Once Visakhapatnam expansion is complete next year, HPCL's own refineries will make up for 61 percent of diesel while HMEL will chip in 16 percent, and 23 percent will come from outside companies, he said.

"Once the Rajasthan refinery comes up, the entire diesel requirement will be met from HPCL's own and joint venture refineries," he said.

As regards petrol, 49 percent will come from HPCL's existing two refineries, 10 per cent from HMEL, 12 percent from Rajasthan refinery and balance 29 percent from other refineries such as MRPL, Reliance and Nayara, he said.

Joshi said HPCL has been in the past five years concentrating on a three-fold strategy -- strengthening quality and capacity of its assets which includes refinery capacity additions as well as augmenting capacity of pipelines to transport fuel particularly in the south, foray into petrochemical business which will get a big boost once Rajasthan refinery is complete, and entering natural gas as well as biofuels and renewable energy business.

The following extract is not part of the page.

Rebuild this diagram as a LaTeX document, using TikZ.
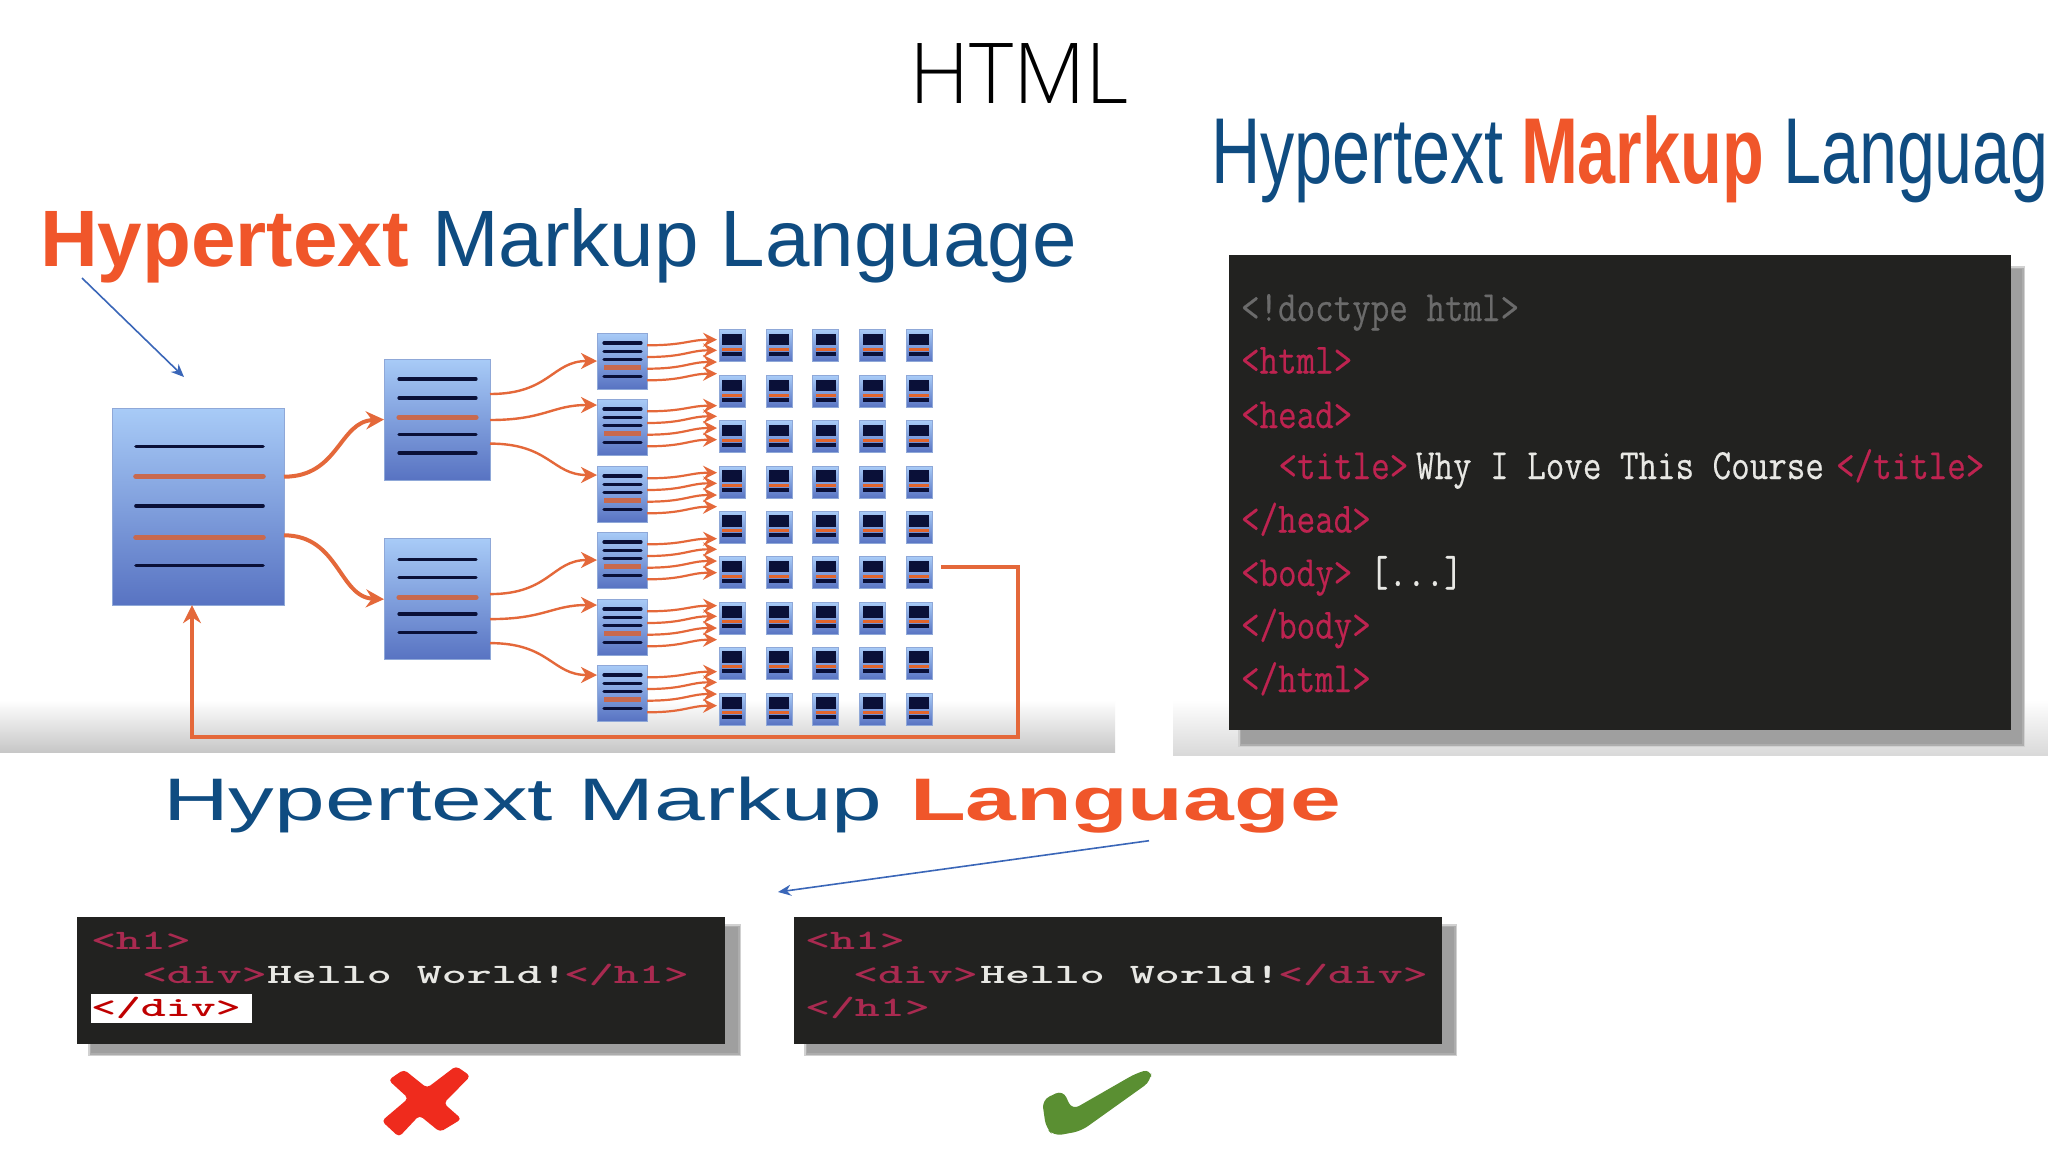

HPCL, which had previously missed on the gas bus when unlike fellow state oil firms it did not participate in Petronet LNG, has commissioned a 5 million tonnes a year at Chhara in Gujarat.

Its programme to blend ethanol in petrol is being aided by two sugar mills it owns in Bihar and is now doing 12 percent mix (12 percent ethanol, 88 percent petrol) at a pan-India basis, he said.

The company is setting up a compressed biogas (CBG) plant at Budaun in Uttar Pradesh where agri and municipal waste will be turned into gas which can be used as CNG in automobiles or used to fire kitchen stoves.

"We have planned a wholly owned subsidiary for green business. Incorporation of the subsidiary is in the advanced stage of formation," he said.

Also, the firm is setting up a green hydrogen production facility as well as EV charging stations to cater to alternate fuel needs, he added.